DENGAN diresmikannya Dumai sebagai kota administratif 11 Juli
lalu, jumlah kota Administratif menjadi 11. Tapi sementara
jumlah tadi bertambah, kota administratif lain yang diresmikan
sebelumnya ternyata merangkak-rangkak. Sebab berbagai persoalan
rupanya tak cepat bisa diselesaikan.
Kota administratif berada di bawah pemerintah kabupaten.
Kotamadya di bawah propinsi. Adapun kabupaten statusnya
setingkat dengan kotamadya: daerah tingkat dua.
Kota administratif pertama yang diresmikan Menteri Dalam Negeri
adalah Bitung. Luas kota ini 29 ribu hektar. Jumlah penduduk 76
ribu jiwa. Melihat posisinya sebagai pintu gerbang laut Propinsi
Sulawesi Utara kota ini bisa berkembang. Maklum Sulawesi Utara
dikenal kaya cengkeh dan kopra. Tapi kenyataannya dapat terlihat
di sekitar pelabuhan: gubuk nelayan berbaur dengan tangki minyak
Pertamina. Paling tidak itu yang antara lain dibilang ruwet oleh
drs KL Senduk yang menggantikan Walikota WA Worang Mei tahun
ini.
Apa penyebabnya? Sebagai Walikota baru ketika itu tentu saja
Senduk tak bisa bilang apa-apa. Hanya ketika ia tahu pejabat
yang digantikannya belum menyiapkan rencana induk segera ia
bilang soal itu memang perlu didahulukan.
Namun lain Bitung lain pula Palu. Ibukota Sulawesi Tengah ini,
sebelum diresmikan menjadi kota administratif 27 September tahun
lalu, merupakan satu di antara sejumlah kecamatan di Kabupaten
Donggala. Menurut rencana, setelah menjadi kota administratif
akan terdiri dari dua kecamatan. Dengan satu kecamatan tambahan
di bagian timur kota yang terpisah sungai Palu. Kini wilayah
untuk kecamatan itu sudah ada. Namun orang yang duduk di kursi
camat belum lagi muncul, meskipun usianya sudah hampir setahun.
Cimahi
Tak heran sampai pertengahan Juli ini belum satu pun proyek
pembangunan dikerjakan di Palu. Termasuk proyek Inpres atau
Banpres yang seperti dikatakan drs Syahbuddin Labadjo, Kepala
Sub Direktorat Pembangunan Kabupaten Donggala biasanya lancar.

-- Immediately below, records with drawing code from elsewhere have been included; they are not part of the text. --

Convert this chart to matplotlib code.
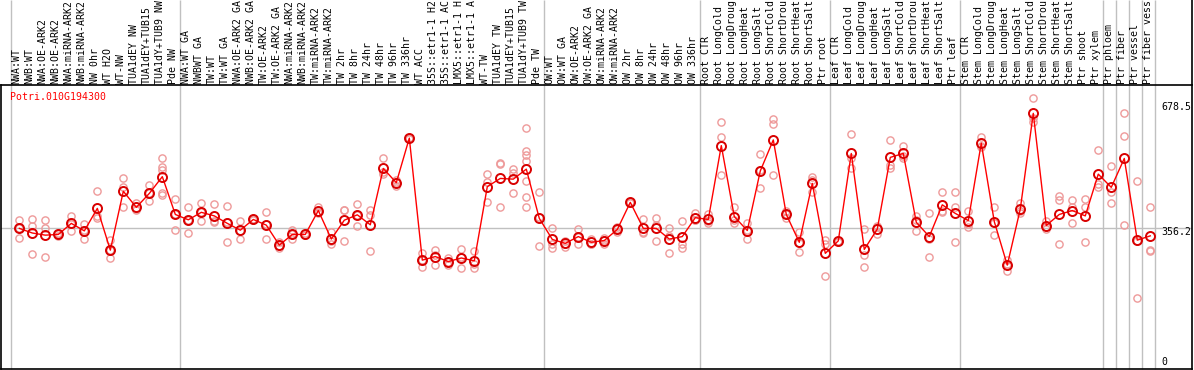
import matplotlib
matplotlib.use("Agg")
import matplotlib.pyplot as plt

# sample labels, one per column (as far as they show in the label band)
labels = [
    "NWA:WT", "NWB:WT", "NWA:OE-ARK2", "NWB:OE-ARK2", "NWA:miRNA-ARK2", "NWB:miRNA-ARK2",
    "NW 0hr", "WT H2O", "WT-NW", "TUA1dEY NW", "TUA1dEY+TUB15", "TUA1dY+TUB9 NW", "Pde NW",
    "NWA:WT GA", "NWBWT GA", "TW:WT", "TW:WT GA", "NWA:OE-ARK2 GA", "NWB:OE-ARK2 GA",
    "TW:OE-ARK2", "TW:OE-ARK2 GA", "NWA:miRNA-ARK2", "NWB:miRNA-ARK2", "TW:miRNA-ARK2",
    "TW:miRNA-ARK2", "TW 2hr", "TW 8hr", "TW 24hr", "TW 48hr", "TW 96hr", "TW 336hr",
    "WT ACC", "35S::etr1-1 H2", "35S::etr1-1 AC", "LMX5::etr1-1 H", "LMX5::etr1-1 A",
    "WT-TW", "TUA1dEY TW", "TUA1dEY+TUB15", "TUA1dY+TUB9 TW", "Pde TW",
    "OW:WT", "OW:WT GA", "OW:OE-ARK2", "OW:OE-ARK2 GA", "OW:miRNA-ARK2", "OW:miRNA-ARK2",
    "OW 2hr", "OW 8hr", "OW 24hr", "OW 48hr", "OW 96hr", "OW 336hr",
    "Root CTR", "Root LongCold", "Root LongDroug", "Root LongHeat", "Root LongSalt",
    "Root ShortCold", "Root ShortDrou", "Root ShortHeat", "Root ShortSalt", "Ptr root",
    "Leaf CTR", "Leaf LongCold", "Leaf LongDroug", "Leaf LongHeat", "Leaf LongSalt",
    "Leaf ShortCold", "Leaf ShortDrou", "Leaf ShortHeat", "Leaf ShortSalt", "Ptr leaf",
    "Stem CTR", "Stem LongCold", "Stem LongDroug", "Stem LongHeat", "Stem LongSalt",
    "Stem ShortCold", "Stem ShortDrou", "Stem ShortHeat", "Stem ShortSalt", "Ptr shoot",
    "Ptr xylem", "Ptr phloem", "Ptr fiber", "Ptr vessel", "Ptr fiber vess",
]

means = [
    356, 343, 337, 339, 370, 349, 412, 295, 460, 415, 454, 501, 395,
    380, 401, 391, 370, 351, 381, 365, 309, 339, 339, 406, 326, 379, 394, 366,
    524, 484, 609, 267, 277, 263, 273, 265, 473, 496, 494, 522, 384,
    325, 314, 333, 317, 322, 353, 429, 356, 356, 326, 333, 386,
    381, 588, 389, 350, 517, 604, 395, 317, 482, 286,
    321, 566, 297, 354, 555, 566, 373, 333, 422, 398,
    378, 595, 375, 253, 410, 678.5, 364, 395, 406, 391,
    508, 471, 552, 323, 335,
]

replicates = [
    [380, 358, 328], [381, 363, 284], [380, 356, 275], [336, 339, 342], [392, 350, 368],
    [368, 325, 351], [461, 390, 385], [323, 272, 295], [497, 471, 415], [426, 410, 408],
    [477, 434, 454], [552, 527, 520, 456, 450], [438, 351, 395],
    [415, 342, 380], [426, 401, 377], [424, 376, 373], [420, 317, 374], [377, 326, 349],
    [383, 380, 381], [401, 326, 367], [319, 300, 307], [351, 326, 341], [342, 338, 338],
    [416, 398, 402], [345, 311, 322], [407, 321, 408], [424, 363, 394], [407, 394, 293],
    [552, 508, 513], [492, 476, 485], [610, 607, 608], [286, 249, 267], [295, 253, 281],
    [263, 253, 272], [298, 244, 277], [293, 244, 257], [508, 487, 431], [536, 538, 415],
    [522, 510, 454], [637, 574, 562, 545, 490, 443, 415], [457, 307, 388],
    [356, 302, 311], [321, 305, 311], [354, 311, 333], [326, 311, 313], [330, 311, 323],
    [361, 347, 353], [431, 428, 429], [381, 342, 345], [384, 321, 366], [358, 286, 335],
    [377, 311, 300], [398, 380, 380],
    [396, 370, 378], [653, 611, 506], [417, 370, 380], [370, 326, 352], [564, 468, 519],
    [662, 648, 506], [405, 386, 396], [347, 291, 314], [501, 492, 457], [323, 311, 223],
    [322, 319, 320], [620, 552, 524], [354, 281, 249], [364, 339, 360], [604, 534, 526],
    [587, 552, 560], [391, 350, 379], [398, 275, 325], [457, 401, 406], [459, 417, 317],
    [405, 367, 361], [611, 585, 587], [417, 338, 370], [267, 237, 256], [426, 398, 404],
    [721, 665, 655], [377, 354, 360], [448, 436, 311], [436, 417, 370], [438, 417, 317],
    [576, 480, 473], [530, 426, 457], [679, 615, 366], [489, 160, 321], [415, 293, 295],
]

# group boundaries: a separator line sits just right of these columns
group_ends = [-1, 12, 40, 52, 62, 72, 83, 84, 85, 86, 87]
gene = "Potri.010G194300"
ref_value = 356.2
tick_values = ["678.5", "356.2", "0"]

W, H = 1194, 370
mono = "DejaVu Sans Mono"
fs = 7.1

fig = plt.figure(figsize=(W / 100, H / 100), dpi=100)
ax_top, ax_bot = 85, 369
ax = fig.add_axes([1 / W, 1 - ax_bot / H, 1191 / W, (ax_bot - ax_top) / H])
ax.set_xlim(-1.41, 90.21)
ax.set_ylim(-38.2, 757.9)
ax.set_xticks([])
ax.set_yticks([])
for s in ax.spines.values():
    s.set_linewidth(1.2)
    s.set_color("black")

x = list(range(len(means)))

ax.axhline(ref_value, color="#c0c0c0", lw=1, zorder=1)
label_h = ax_top / (ax_bot - ax_top)
ax.vlines([g + 0.36 for g in group_ends], 0, 1 + label_h,
          transform=ax.get_xaxis_transform(), color="#c0c0c0", lw=1,
          clip_on=False, zorder=1)
# right border continues through the label band
ax.vlines([1], 1, 1 + label_h, transform=ax.transAxes, color="black",
          lw=1.2, clip_on=False)

for i, reps in enumerate(replicates):
    ax.plot([i] * len(reps), reps, linestyle="none", marker="o", ms=5.2,
            mfc="none", mec="#ee9a9a", mew=1.0, zorder=2)

ax.plot(x, means, color="red", lw=1.0, zorder=3)
ax.plot(x, means, linestyle="none", marker="o", ms=6.5, mfc="none",
        mec="#d80000", mew=1.4, zorder=4)

for i, lab in enumerate(labels):
    ax.text(i - 0.19, 1 + 1.5 / (ax_bot - ax_top), lab, rotation=90,
            transform=ax.get_xaxis_transform(), ha="center", va="bottom",
            family=mono, fontsize=fs, clip_on=False)

fig.text(10 / W, 1 - 97 / H, gene, color="red", family=mono, fontsize=fs,
         ha="left", va="center")
for txt, yp in zip(tick_values, [107, 232, 362]):
    fig.text(1161 / W, 1 - yp / H, txt, family=mono, fontsize=fs,
             ha="left", va="center")

fig.savefig("out.png", dpi=100)
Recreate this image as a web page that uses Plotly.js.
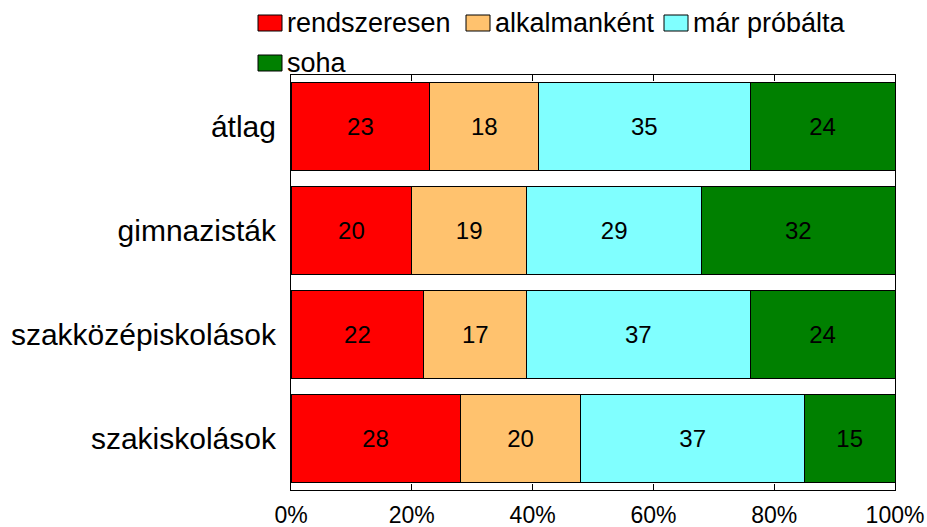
<!DOCTYPE html>
<html>
<head>
<meta charset="utf-8">
<script src="https://cdn.plot.ly/plotly-3.0.1.min.js"></script>
<style>html,body{margin:0;padding:0;background:#fff;}#chart{width:927px;height:527px;}</style>
</head>
<body>
<div id="chart"></div>
<script>
const categories = ["átlag", "gimnazisták", "szakközépiskolások", "szakiskolások"];
const seriesNames = ["rendszeresen", "alkalmanként", "már próbálta", "soha"];
const rendszeresen = [23, 20, 22, 28];
const alkalmankent = [18, 19, 17, 20];
const marProbalta = [35, 29, 37, 37];
const soha = [24, 32, 24, 15];
const tickValues = [0, 20, 40, 60, 80, 100];
const tickLabels = ["0%", "20%", "40%", "60%", "80%", "100%"];
const colors = ["#FF0000", "#FFC26E", "#80FFFF", "#008000"];

const seriesValues = [rendszeresen, alkalmankent, marProbalta, soha];
const font = "'Liberation Sans', Arial, sans-serif";

const traces = seriesValues.map((vals, i) => ({
  type: "bar",
  orientation: "h",
  name: seriesNames[i],
  x: vals,
  y: categories,
  marker: {color: colors[i], line: {color: "#000", width: 1}},
  text: vals.map(String),
  texttemplate: "%{text}",
  textposition: "inside",
  insidetextanchor: "middle",
  constraintext: "none",
  textfont: {family: font, size: 24, color: "#000"},
  showlegend: false,
  hoverinfo: "skip"
}));

// custom legend (paper coords relative to plot area 291..895 x, 75..490 y)
const W = 604, H = 415, L = 291, B = 490;
const px = X => (X - L) / W;
const py = Y => (B - Y) / H;
const legendPos = [[258, 23], [466, 23], [664, 23], [258, 63]];
const shapes = [];
const annotations = [];
legendPos.forEach((p, i) => {
  shapes.push({type: "rect", xref: "paper", yref: "paper",
    x0: px(p[0]), x1: px(p[0] + 24), y0: py(p[1] - 8), y1: py(p[1] + 8),
    fillcolor: colors[i], line: {color: "#000", width: 1}});
  annotations.push({xref: "paper", yref: "paper", x: px(p[0] + 27), y: py(p[1]),
    xanchor: "left", yanchor: "middle", showarrow: false, text: seriesNames[i],
    font: {family: font, size: 27, color: "#000"}});
});

const layout = {
  width: 927, height: 527,
  margin: {l: 291, r: 32, t: 75, b: 37, pad: 0},
  paper_bgcolor: "#fff", plot_bgcolor: "#fff",
  barmode: "stack",
  bargap: 0.15,
  showlegend: false,
  xaxis: {
    range: [0, 100], tickvals: tickValues, ticktext: tickLabels,
    ticks: "inside", ticklen: 6, tickcolor: "#000", tickwidth: 1, mirror: "ticks",
    showline: true, linecolor: "#000", linewidth: 1, showgrid: false, zeroline: false,
    tickfont: {family: font, size: 23, color: "#000"}, ticklabelstandoff: 4, fixedrange: true
  },
  yaxis: {
    autorange: "reversed",
    showline: true, mirror: true, linecolor: "#000", linewidth: 1,
    ticks: "", showgrid: false,
    tickfont: {family: font, size: 30, color: "#000"}, ticklabelstandoff: 8, fixedrange: true
  },
  shapes: shapes,
  annotations: annotations
};

Plotly.newPlot("chart", traces, layout, {displayModeBar: false, staticPlot: true});
</script>
</body>
</html>
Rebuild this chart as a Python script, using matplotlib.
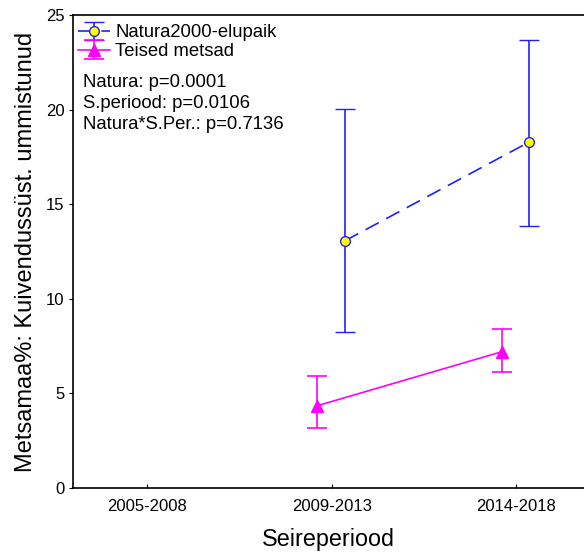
import numpy as np
import matplotlib.pyplot as plt

plt.rcParams['font.family'] = ['Liberation Sans', 'DejaVu Sans']

# data
periods = ["2005-2008", "2009-2013", "2014-2018"]
natura_pos = [1, 2]
natura_mean = [13.07, 18.29]
natura_low = [8.26, 13.86]
natura_high = [20.03, 23.66]

teised_pos = [1, 2]
teised_mean = [4.35, 7.2]
teised_low = [3.19, 6.15]
teised_high = [5.94, 8.39]

stats_text = ["Natura: p=0.0001", "S.periood: p=0.0106", "Natura*S.Per.: p=0.7136"]

fig = plt.figure(figsize=(5.84, 5.56), dpi=100)
ax = fig.add_axes([0.1245, 0.1223, 0.8755, 0.8507])

blue = "#2020ff"
pink = "#ff00ff"

# Natura2000-elupaik
nx = np.array(natura_pos) + 0.073
nm = np.array(natura_mean)
ax.errorbar(nx, nm,
            yerr=[nm - np.array(natura_low), np.array(natura_high) - nm],
            color=blue, ls=(0, (9, 5)), lw=1.2, capsize=7, capthick=1.2,
            marker="o", ms=7, mfc="#ffff00", mec=blue, mew=1,
            label="Natura2000-elupaik")

# Teised metsad
tx = np.array(teised_pos) - 0.077
tm = np.array(teised_mean)
ax.errorbar(tx, tm,
            yerr=[tm - np.array(teised_low), np.array(teised_high) - tm],
            color=pink, ls="-", lw=1.2, capsize=7, capthick=1.2,
            marker="^", ms=8, mfc=pink, mec=pink,
            label="Teised metsad")

ax.set_xlim(-0.405, 2.37)
ax.set_ylim(0, 25)
ax.set_xticks(range(len(periods)))
ax.set_xticklabels(periods, fontsize=12)
ax.set_yticks([0, 5, 10, 15, 20, 25])
ax.tick_params(axis="y", direction="out", length=3, pad=3, labelsize=12)
ax.tick_params(axis="x", direction="in", length=3, pad=8)
ax.spines["right"].set_visible(False)
for s in ["left", "top", "bottom"]:
    ax.spines[s].set_linewidth(1.2)

ax.set_xlabel("Seireperiood", fontsize=16.8, labelpad=10)
ax.set_ylabel("Metsamaa%: Kuivendussüst. ummistunud", fontsize=17, labelpad=6)

ax.legend(loc="upper left", frameon=False, fontsize=13.3,
          bbox_to_anchor=(0.0, 0.992),
          borderaxespad=0.1, handlelength=1.7, handletextpad=0.3,
          labelspacing=0.1, borderpad=0.2)

ax.text(0.02, 0.876, "\n".join(stats_text), transform=ax.transAxes,
        fontsize=13.3, va="top", ha="left", linespacing=1.32)

fig.savefig("out.png", dpi=100)
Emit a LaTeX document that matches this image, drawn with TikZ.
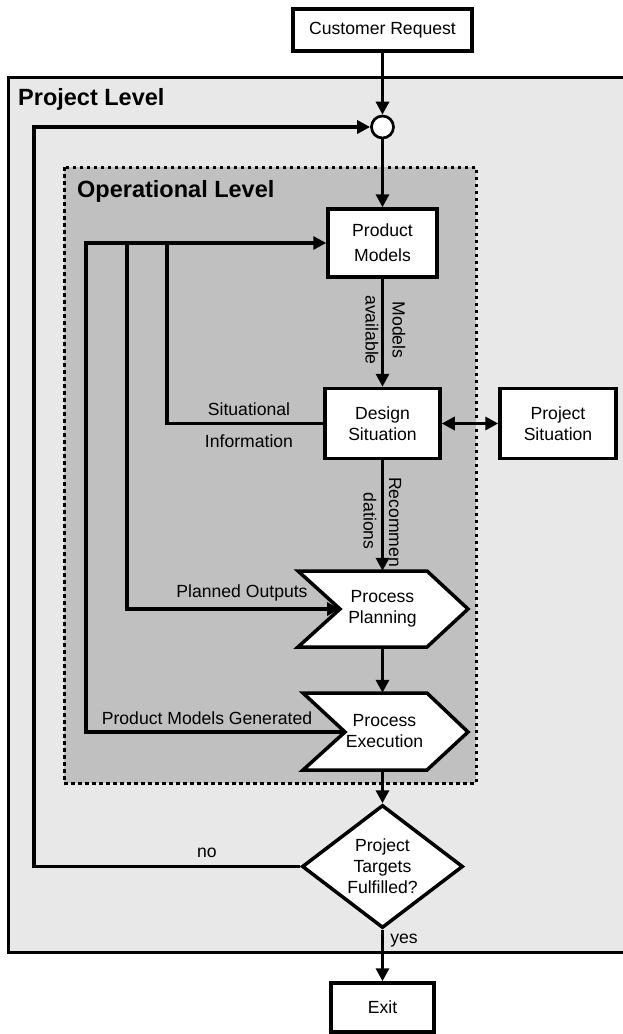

Tak heran pula wakil ketua DPRD Kabupaten Donggala M. Ali Ismail
mengatakan kepada TEMPO, "arti kota administratif ini belum
terasa bagi masyarakat kotanya sendiri."
Tak kurang menarik cerita kota administratif lain, Kendari. Kota
administratif yang peresmiannya dilakukan Mendagri dua hari
setelah Palu ini mengeluh karena sulit mendapatkan subsidi dari
pemerintah atasan. Malah pernah disebut-sebut PP No 19/1978
tentang pembentukan kota administratif Kendari sebagai tidak
dilaksanakan sepenuhnya oleh Bupati Kendari Andrey Djufri SH.
Itu sehubungan dengan keluarnya satu SK Bupati 22 Januari 1979.
Isinya: pendapatan daerah di wilayah Kota Administratif Kendari
dibagi masing-masing 50% dengan pemerintah kabupaten.
Bagaimana dengan cerita kota administratif lain di Pulau Jawa?
Satu di antaranya Cimahi, Jawa Barat.
Diresmikan sebagai kota administratif 29 Januari 1976 Cimahi
lebih besar dibanding kota administratif lainnya. Bayangkan jika
penduduk Dumai 60-an ribu atau Bitung 70-an ribu jiwa, penduduk
kota ini sekitar 200 ribu dengan luas wilayah 41 KmÿFD. Ditambah
dengan adanya berbagai instansi militer, tak kecuali tingkat
pusat seperti Kobangdiklat (Komando Pengembangan Pendidikan dan
Latihan) TNI-AD dan Pusat Pendidikan Polisi Militer (Pusdikpom)
ABRI, kondisi kota Cimahi buat berkembang memang besar.
Tapi di luar itu semua kota administratif lain pun tentu tak
boleh kecil hati. Alasan ditetapkannya Dumai sebagai kota
administratif pertama di Sumatera misalnya, menurut Menteri
Dalam Negeri Amirmachmud karena perkembangannya pesat. Coba
saja, sebelum mencapai angka persisnya 67.282 jiwa (sekarang)
penduduk Dumai pada 1965 hanya sekitar 13 ribu jiwa saja.